Sadly, because Maths is so practical, it means your dad is extremely well-versed in the subject, which means he’s only too willing to offer his assistance. And by all accounts, that’s when you really become a blubbering wreck, cowering in the corner as your dad screams geometry theories at you.
They’ll shout all kinds of rhetorical questions at you, imploring you to tell them why you don’t understand. Then they’ll sit next to you, waiting for you to write down the next line of the maths problem, which you are guaranteed to get wrong, and the atmosphere is absolutely poisonous.

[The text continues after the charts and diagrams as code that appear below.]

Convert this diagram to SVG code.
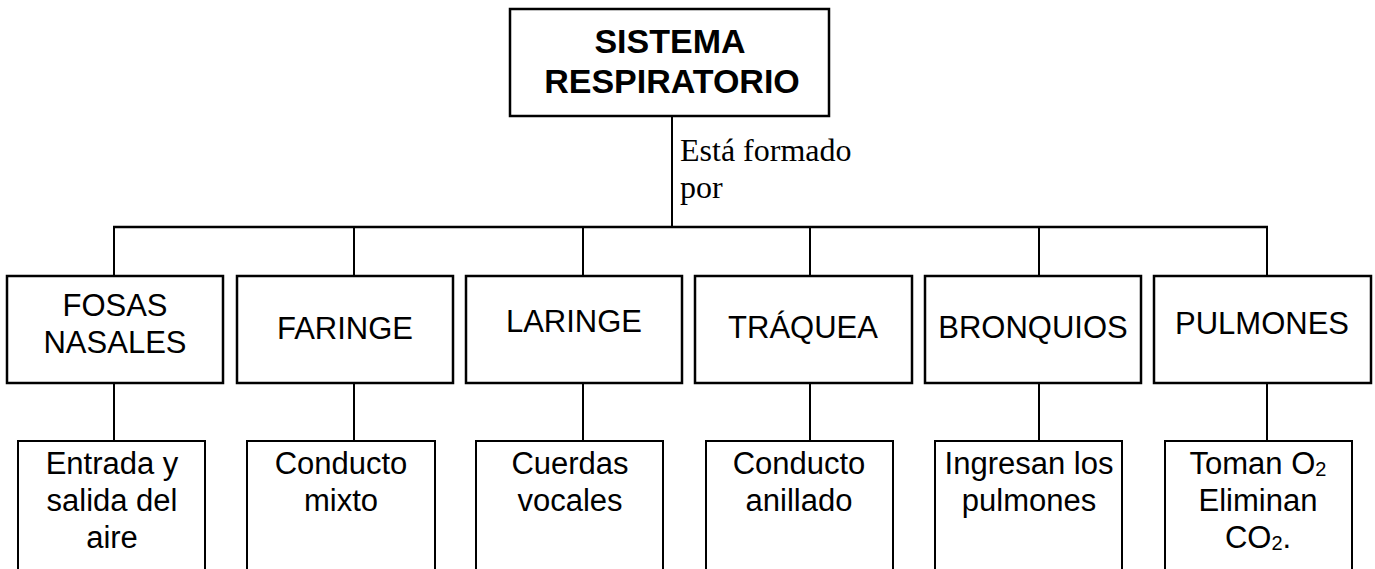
<svg xmlns="http://www.w3.org/2000/svg" width="1375" height="569" viewBox="0 0 1375 569">
<style>
.box1{fill:#fff;stroke:#000;stroke-width:2.5}
.box2{fill:#fff;stroke:#000;stroke-width:2}
.ln{stroke:#000;stroke-width:2;fill:none}
.t{font-family:"Liberation Sans",Arial,sans-serif;font-size:31px;fill:#000;text-anchor:middle}
.tb{font-family:"Liberation Sans",Arial,sans-serif;font-size:34px;font-weight:bold;fill:#000;text-anchor:middle}
.lbl{font-family:"Liberation Serif","Times New Roman",serif;font-size:32px;fill:#000}
.sub{font-size:20px}
</style>
<rect width="1375" height="569" fill="#fff"/>
<g id="connectors">
<line class="ln" x1="672" y1="116" x2="672" y2="227"/>
<line class="ln" x1="113" y1="227" x2="1268" y2="227" style="stroke-width:2.5"/>
<line class="ln" x1="114" y1="227" x2="114" y2="276"/>
<line class="ln" x1="354" y1="227" x2="354" y2="276"/>
<line class="ln" x1="583" y1="227" x2="583" y2="276"/>
<line class="ln" x1="810" y1="227" x2="810" y2="276"/>
<line class="ln" x1="1039" y1="227" x2="1039" y2="276"/>
<line class="ln" x1="1267" y1="227" x2="1267" y2="276"/>
<line class="ln" x1="114" y1="383" x2="114" y2="441"/>
<line class="ln" x1="354" y1="383" x2="354" y2="441"/>
<line class="ln" x1="583" y1="383" x2="583" y2="441"/>
<line class="ln" x1="810" y1="383" x2="810" y2="441"/>
<line class="ln" x1="1039" y1="383" x2="1039" y2="441"/>
<line class="ln" x1="1267" y1="383" x2="1267" y2="441"/>
<text class="lbl" x="680" y="161">Está formado</text>
<text class="lbl" x="680" y="198">por</text>
</g>
<g id="root">
<rect class="box1" x="510" y="9" width="319" height="107"/>
<text class="tb" x="670" y="53">SISTEMA</text>
<text class="tb" x="672" y="93">RESPIRATORIO</text>
</g>
<g id="fosas">
<rect class="box1" x="7" y="276" width="216" height="107"/>
<text class="t" x="115" y="316">FOSAS</text>
<text class="t" x="115" y="353">NASALES</text>
</g>
<g id="faringe">
<rect class="box1" x="237" y="276" width="216" height="107"/>
<text class="t" x="345" y="339">FARINGE</text>
</g>
<g id="laringe">
<rect class="box1" x="466" y="276" width="216" height="107"/>
<text class="t" x="574" y="332">LARINGE</text>
</g>
<g id="traquea">
<rect class="box1" x="695" y="276" width="217" height="107"/>
<text class="t" x="803" y="338">TRÁQUEA</text>
</g>
<g id="bronquios">
<rect class="box1" x="925" y="276" width="216" height="107"/>
<text class="t" x="1033" y="338">BRONQUIOS</text>
</g>
<g id="pulmones">
<rect class="box1" x="1154" y="276" width="217" height="107"/>
<text class="t" x="1262" y="334">PULMONES</text>
</g>
<g id="fosas-desc">
<rect class="box2" x="18" y="441" width="187" height="140"/>
<text class="t" x="112" y="474">Entrada y</text>
<text class="t" x="112" y="511">salida del</text>
<text class="t" x="112" y="548">aire</text>
</g>
<g id="faringe-desc">
<rect class="box2" x="247" y="441" width="188" height="140"/>
<text class="t" x="341" y="474">Conducto</text>
<text class="t" x="341" y="511">mixto</text>
</g>
<g id="laringe-desc">
<rect class="box2" x="476" y="441" width="187" height="140"/>
<text class="t" x="570" y="474">Cuerdas</text>
<text class="t" x="570" y="511">vocales</text>
</g>
<g id="traquea-desc">
<rect class="box2" x="706" y="441" width="187" height="140"/>
<text class="t" x="799" y="474">Conducto</text>
<text class="t" x="799" y="511">anillado</text>
</g>
<g id="bronquios-desc">
<rect class="box2" x="935" y="441" width="187" height="140"/>
<text class="t" x="1029" y="474">Ingresan los</text>
<text class="t" x="1029" y="511">pulmones</text>
</g>
<g id="pulmones-desc">
<rect class="box2" x="1165" y="441" width="187" height="140"/>
<text class="t" x="1258" y="474">Toman O<tspan class="sub" dy="2">2</tspan></text>
<text class="t" x="1258" y="511">Eliminan</text>
<text class="t" x="1258" y="548">CO<tspan class="sub" dy="2">2</tspan><tspan dy="-2">.</tspan></text>
</g>
</svg>
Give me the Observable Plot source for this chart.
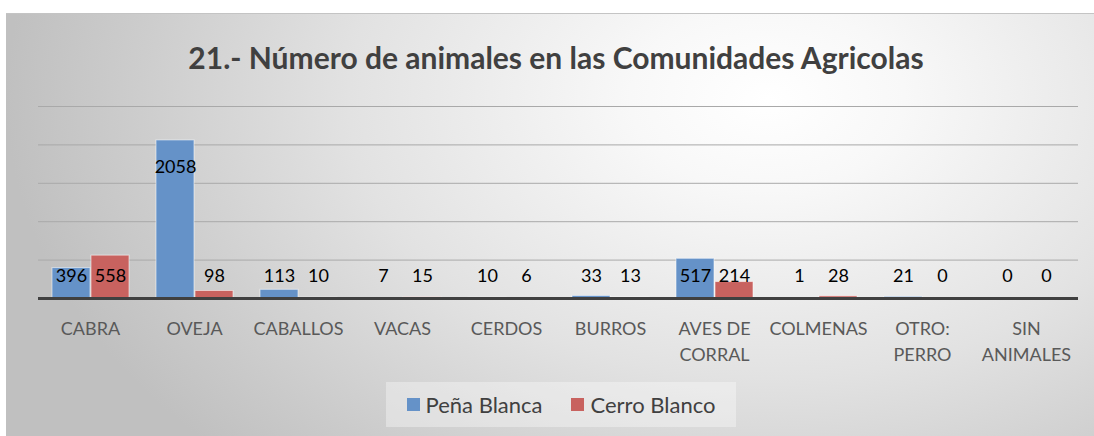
<!DOCTYPE html>
<html><head><meta charset="utf-8">
<script src="https://cdn.jsdelivr.net/npm/d3@7"></script>
<script src="https://cdn.jsdelivr.net/npm/@observablehq/plot@0.6"></script>
<style>
body{margin:0;width:1094px;height:436px;position:relative;overflow:hidden;background:#fff;font-family:Lato,sans-serif}
#frame{position:absolute;left:6px;top:13px;width:1088px;height:423px;
 background:radial-gradient(ellipse 70% 120% at 70% 20%, #ffffff 0%, #f8f8f8 18%, #e2e2e2 55%, #cbcbcb 85%, #c0c0c0 100%);
 border-top:1px solid #c4c4c4}
#title{position:absolute;left:9px;width:1094px;top:39px;text-align:center;font-weight:bold;font-size:30px;color:#404040;line-height:36px}
#chart{position:absolute;left:0;top:0}
#legend{position:absolute;left:386px;top:382px;width:350px;height:45px;background:rgba(255,255,255,0.35);display:flex;align-items:center;justify-content:center;font-size:22px;color:#404040}
.item{display:flex;align-items:center;margin:0 14.5px}
.sw{width:13px;height:13px;margin-right:6px}
</style></head>
<body>
<div id="frame"></div>
<div id="title">21.- Número de animales en las Comunidades Agricolas</div>
<div id="chart"></div>
<div id="legend"></div>
<script>
const categories = ["CABRA","OVEJA","CABALLOS","VACAS","CERDOS","BURROS","AVES DE\nCORRAL","COLMENAS","OTRO:\nPERRO","SIN\nANIMALES"];
const series = ["Peña Blanca","Cerro Blanco"];
const penaBlanca = [396,2058,113,7,10,33,517,1,21,0];
const cerroBlanco = [558,98,10,15,6,13,214,28,0,0];
const colors = ["#6592c8","#c8625f"];
const yTicks = [500,1000,1500,2000,2500];

const data = [];
categories.forEach((c,i)=>{
  data.push({cat:c, series:series[0], value:penaBlanca[i]});
  data.push({cat:c, series:series[1], value:cerroBlanco[i]});
});

const chart = Plot.plot({
  width:1094, height:436,
  marginLeft:37, marginRight:15, marginTop:106, marginBottom:138,
  style:{background:"transparent", fontFamily:"Lato, sans-serif"},
  fx:{domain:categories, padding:0, label:null},
  x:{domain:series, paddingInner:0.03, paddingOuter:0.33, axis:null},
  y:{domain:[0,2500], axis:null},
  color:{domain:series, range:colors},
  marks:[
    Plot.ruleY(yTicks,{stroke:"#a9a9a9", strokeWidth:1}),
    Plot.barY(data,{fx:"cat", x:"series", y:"value", fill:"series", stroke:"rgba(255,255,255,0.55)", strokeWidth:1}),
    Plot.ruleY([0],{stroke:"#404040", strokeWidth:3}),
    Plot.text(data,{fx:"cat", x:"series", y:d=>Math.max(d.value-351,286), text:d=>String(d.value), fontSize:18, fill:"#000"}),
    Plot.axisFx({anchor:"bottom", tickSize:0, tickPadding:18, fontSize:18, lineHeight:1.45, fill:"#595959", label:null})
  ]
});
document.getElementById("chart").appendChild(chart);

const leg = document.getElementById("legend");
series.forEach((s,i)=>{
  const it = document.createElement("div"); it.className="item";
  const sw = document.createElement("div"); sw.className="sw"; sw.style.background=colors[i];
  const t = document.createElement("span"); t.textContent=s;
  it.appendChild(sw); it.appendChild(t); leg.appendChild(it);
});
</script>
</body></html>
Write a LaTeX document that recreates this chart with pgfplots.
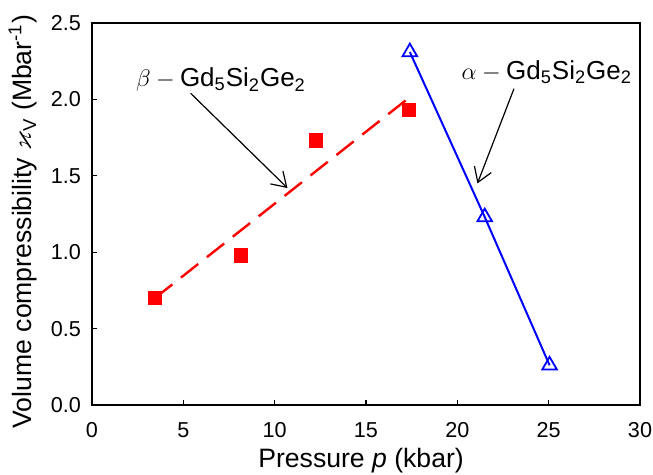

Whatever money they pay to psychoanalysts and counsellors in prisons and mental institutions, they can stop it right now. If you really want to know how a young soul goes off the rails, then this is it. You can usually trace it all back to parental trauma - and there’s no finer, more distilled example of this than when they try to “help” you with homework. Why can’t we just leave certain people to be ignorant in peace?
Do you know how to prove De Moivre’s theorem? I don’t know either, but I’m pretty sure you don’t do it by shouting at somebody until they somehow write down the correct answer. You need a bit of understanding and patience to be a teacher, you know, and parents often seem to lack these particular nuances.
It’s a trauma that many young souls will go on to endure again, when it comes time to learn how to drive. I can perhaps spare a bit of sympathy for parents here; this time, they’ll usually have some skin in the game, their own car, or at least one they paid for. But when the car is moving at speed and your child is struggling to tell accelerator from brake from glove compartment, is the best course of action really to shout bloody murder at them?
Perhaps try a softer approach? After all, none of us likes being told we’re wrong, especially when we get it spectacularly wrong. But that’s all I ever seemed to do in Professor Layton and the Curious Village for Nintendo DS, the first in a long-running series.
In fact I once tried to work out how many Professor Layton games there were, mathematically, and I came up with the answer of two million, remainder twenty-three. I was happy with that, until my dad caught sight of my work, began bellowing at me, and made me do it again.
After a half-hour of him watching me like a hawk, I came up with the answer that there were only six or seven Layton games, roughly. This was deemed good enough… for now. But who cares, really? The first instalment is always the winner in these cases.
Developed by masters of the sleeper hit, Level-5, and published by Nintendo, this really is a quintessentially DS game. You play as a duo, Professor Layton and his young charge Luke. I’m going to just assume that Layton is Luke’s rich uncle or babysitter or something; the alternative is too ghastly to consider. And anyway, this is a wholesome game, whatever that means.
You’re there to investigate some strange goings-on in the village of St. Mystere, and along the way, the duo will locate the mysterious Golden Apple. You could call it a very PG version of Sherlock Holmes or Indiana Jones. Half of the game is a visual novel, whereas the other half is the real meat and bones of the game - the puzzles.
There are over 100 puzzles in the game to solve, ranging from logic puzzles, optical illusions, numeric puzzles, mazes, all kinds of brainbusters like that. The game works beautifully with the DS stylus, if you can keep ownership of one for long enough - and lord knows I can’t. You use the touch-screen to write your answer down, or circle the right area, and then submit your work for the grand reveal.
God, though, you feel embarrassed when you get it wrong. And you will get it wrong at some stage, even when you use the plentiful Hint Coins to get some help, which are nearly always perfectly written and localised. There are very few times when a puzzle answer is revealed and you find yourself shaking your head at how stupid or obtuse it was.
That’s not to say you won’t be resorting to a bit of the old guesswork at times, though. You’ll be there all confident and full of yourself, submitting the answer of ‘4’, only for your character to facepalm at your idiocy. No problem, you know that if it ain’t 4, it’s gotta be 5. Nope, that’s wrong too. 6? As if. 3…?
Now you’re just reaching, grasping pathetically at straws. It’s a bit like the classic pitfall when you’ve just come out of an exam, and you’ve started asking others what answer they got for a certain question. I’m telling you, you should never, ever do the exam post-mortem. You’ll feel dreadful whey tell you their answer was 6, when you got minus 42.
As I understand it, the main inspiration and contributor behind this cute little game was a Japanese puzzle master named Akira Tagot. In his lifetime, he created over a dozen best-selling puzzle books. No, he didn’t invent sudoku, but I bet he beat the newspaper’s daily sudoku puzzle in record time, each and every day. And I bet he wasn’t a tyrant to his kids when they’d ask him for help with their homework, either.